Their daily bread: The hits just keep on coming, but we'll wager that Denver's dailies, which dutifully logged recent national coverage of DIA (and, in the Rocky Mountain News's case, helpfully corrected inaccuracies), ignore the latest flak. That's because the current Newsweek takes aim at a particularly sensitive target with this "Periscope" item: "Glitch-plagued Denver International Airport missed a fourth scheduled opening last week, but the delay may please one area group: news publishers. Denver's two major papers have each produced an ad-choked DIA special issue, and may run more when the airport does open. The Rocky Mountain News, despite warnings by DIA officials, issued a 52-page supplement dated May 8. The Denver Post's 161-ad DIA issue ran on March 6 for the first opening date and another is planned. A second News DIA special is `under discussion.' Many advertisers plan more ads; others are fed up. Says one: `We've already taken four ads. I don't think we'll do it again.'"

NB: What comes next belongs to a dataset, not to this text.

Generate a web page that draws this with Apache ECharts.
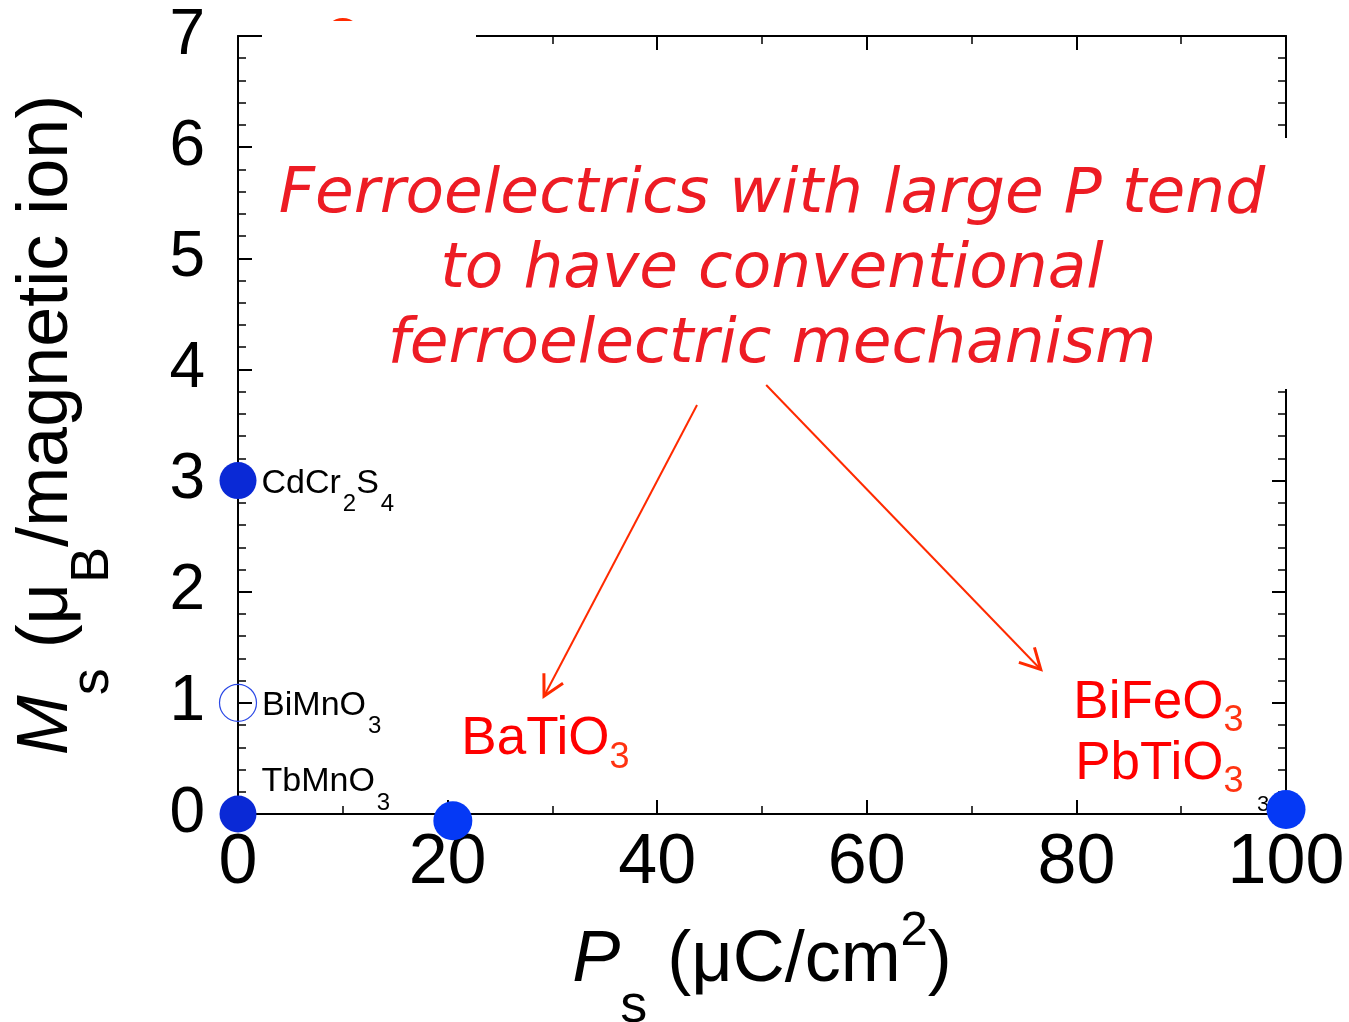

That anonymous advertiser probably isn't United--the airline didn't run an ad in "Taking Flight," the News's "commemorative section for the opening of Denver International Airport." But then, United had some advance notice: Although Mayor Wellington Webb didn't announce the fourth, and "indefinite," delay until May 1, United had lobbied for the postponement for weeks. And while the News, like the Post, wasn't willing to do the flight thing and stall its special issue until there was actually something to commemorate, it managed to update some of its more embarrassing copy, noting that "the special section will tell you how we ended up where we are today and how to use the new airport when it finally opens." But the congratulatory messages of the advertisers--many already burned once by the Post's premature publication--still ring with inadvertent irony: Hensel Phelps Construction boasts of "World Class Construction in World Record Time!" and Bechtel Aviation Services lauds "a move into the 21st century."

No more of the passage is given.